À margem das evidências científicas, em numerosas culturas, ou a partir de contos populares, fábulas ensinadas, relatos religiosos, lendas históricas ou narrações mitológicas, enfatiza-se a importância de controlar nosso orgulho e aceitar que, como todos os seres vivos, estamos sujeitos a limites. De todos eles há um que me parece especialmente oportuno pelos paralelismos metafóricos que podem ser estabelecidos; é o mito do voo de Ícaro da mitologia greco-latina:

Ícaro era filho de Naucrate (escrava do rei Minos) e do arquiteto Dédalo. Pai e filho estavam prisioneiros em Creta por ordem do rei Minos, devido à ajuda que Dédalo prestou a Teseu para que este saísse do labirinto do Minotauro. Para fugir ao controle do rei, Dédalo construiu asas com plumas e cera. Antes de começar a voar, Dédalo advertiu o seu filho que não voasse muito baixo, para evitar problemas de umidade nas asas, porém tampouco muito alto, já que o sol fundiria a cera das asas. Ícaro começou a voar e, cegado pelo orgulho, se elevou, sem obedecer ao conselho de seu pai. Tanto subiu, que o sol fundiu a cera, as asas se desfizeram e Ícaro morreu na queda.

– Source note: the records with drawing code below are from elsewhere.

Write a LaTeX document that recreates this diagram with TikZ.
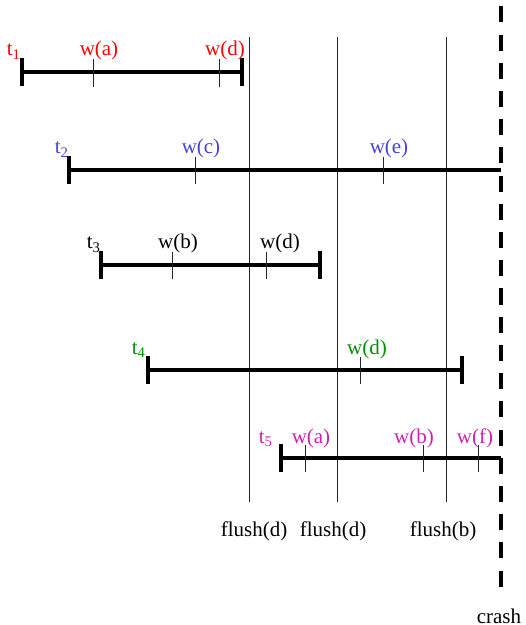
\documentclass[tikz,border=0pt]{standalone}
\usepackage{fontspec}
\setmainfont{Liberation Serif}
\usepackage{tikz}
\usetikzlibrary{positioning}

\definecolor{tred}{RGB}{255,0,0}
\definecolor{tblue}{RGB}{68,68,221}
\definecolor{tgreen}{RGB}{0,144,0}
\definecolor{tmagenta}{RGB}{208,32,176}

\tikzset{
  txn/.style={line width=2pt},
  wtick/.style={line width=0.5pt,black!85},
  flushline/.style={line width=0.5pt,black!85},
  crashline/.style={line width=2.2pt,dash pattern=on 8pt off 6.1pt},
  lbl/.style={anchor=base,inner sep=0pt,font=\fontsize{10.5}{12}\selectfont}
}

\begin{document}
\begin{tikzpicture}[x=0.5pt,y=-0.5pt]
        \useasboundingbox (0,0) rectangle (525,625);

        % flushes and crash
        \coordinate (fd1top) at (249,37);  \coordinate (fd1bot) at (249,502);
        \coordinate (fd2top) at (337,37);  \coordinate (fd2bot) at (337,502);
        \coordinate (fbtop) at (446,37);   \coordinate (fbbot) at (446,502);
        \coordinate (crtop) at (501,6.5);  \coordinate (crbot) at (501,588);
        \draw[flushline] (fd1top) -- (fd1bot);
        \draw[flushline] (fd2top) -- (fd2bot);
        \draw[flushline] (fbtop) -- (fbbot);
        \node[lbl] (fd1) at (254,536) {flush(d)};
        \node[lbl] (fd2) at (333,536) {flush(d)};
        \node[lbl] (fb) at (443,536) {flush(b)};
        \node[lbl] (crash) at (499,623) {crash};

        % t1
        \coordinate (s1) at (22,72); \coordinate (e1) at (242,72);
        \draw[txn] (s1) -- (e1);
        \draw[txn] (s1) ++(0,-14) -- ++(0,28);
        \draw[txn] (e1) ++(0,-14) -- ++(0,28);
        \draw[wtick] (93,59) -- (93,87);
        \draw[wtick] (219,59) -- (219,87);
        \node[lbl,tred] (t1) at (14,56) {t\textsubscript{1}};
        \node[lbl,tred] (t1a) at (99,56) {w(a)};
        \node[lbl,tred] (t1d) at (225,56) {w(d)};

        % t2
        \coordinate (s2) at (69,170); \coordinate (e2) at (501,170);
        \draw[txn] (s2) -- (e2);
        \draw[txn] (s2) ++(0,-14) -- ++(0,28);
        \draw[wtick] (195,157) -- (195,184);
        \draw[wtick] (383,157) -- (383,184);
        \node[lbl,tblue] (t2) at (62,154) {t\textsubscript{2}};
        \node[lbl,tblue] (t2c) at (201,154) {w(c)};
        \node[lbl,tblue] (t2e) at (389,154) {w(e)};

        % t3
        \coordinate (s3) at (101,265); \coordinate (e3) at (320,265);
        \draw[txn] (s3) -- (e3);
        \draw[txn] (s3) ++(0,-14) -- ++(0,28);
        \draw[txn] (e3) ++(0,-14) -- ++(0,28);
        \draw[wtick] (172,252) -- (172,279);
        \draw[wtick] (266,252) -- (266,279);
        \node[lbl] (t3) at (94,249) {t\textsubscript{3}};
        \node[lbl] (t3b) at (178,249) {w(b)};
        \node[lbl] (t3d) at (280,249) {w(d)};

        % t4
        \coordinate (s4) at (148,370); \coordinate (e4) at (462,370);
        \draw[txn] (s4) -- (e4);
        \draw[txn] (s4) ++(0,-14) -- ++(0,28);
        \draw[txn] (e4) ++(0,-14) -- ++(0,28);
        \draw[wtick] (360,357) -- (360,384);
        \node[lbl,tgreen] (t4) at (139,354) {t\textsubscript{4}};
        \node[lbl,tgreen] (t4d) at (367,354) {w(d)};

        % t5
        \coordinate (s5) at (281,458); \coordinate (e5) at (501,458);
        \draw[txn] (s5) -- (e5);
        \draw[txn] (s5) ++(0,-14) -- ++(0,28);
        \draw[wtick] (305,445) -- (305,472);
        \draw[wtick] (423,445) -- (423,472);
        \draw[wtick] (478,445) -- (478,472);
        \node[lbl,tmagenta] (t5) at (266,443) {t\textsubscript{5}};
        \node[lbl,tmagenta] (t5a) at (311,443) {w(a)};
        \node[lbl,tmagenta] (t5b) at (414,443) {w(b)};
        \node[lbl,tmagenta] (t5f) at (475,443) {w(f)};

        \draw[crashline] (crtop) -- (crbot);
      \end{tikzpicture}
\end{document}
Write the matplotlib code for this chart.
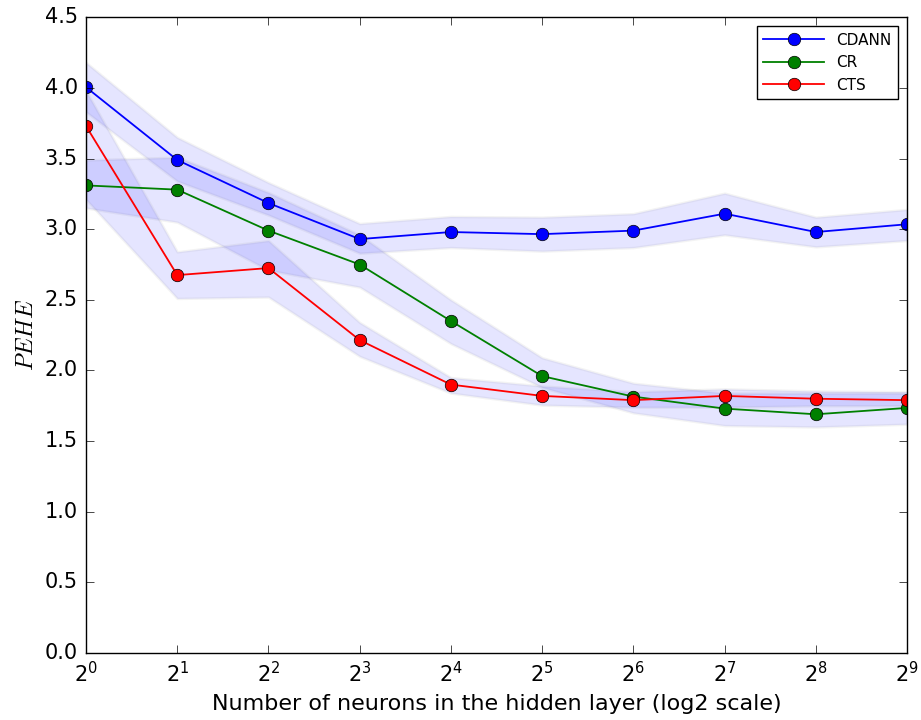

Temos alguns conhecimentos científicos e técnicos que nos permitem fazer coisas impensáveis há apenas poucas décadas. Esses conhecimentos são nossas asas de cera. Estamos avisados de que temos que mudar a direção do nosso voo para evitar um aquecimento maior do planeta ou nos espera um baque monumental. Nosso orgulho e sandice não nos deixarão mudar a direção até que a queda seja inevitável?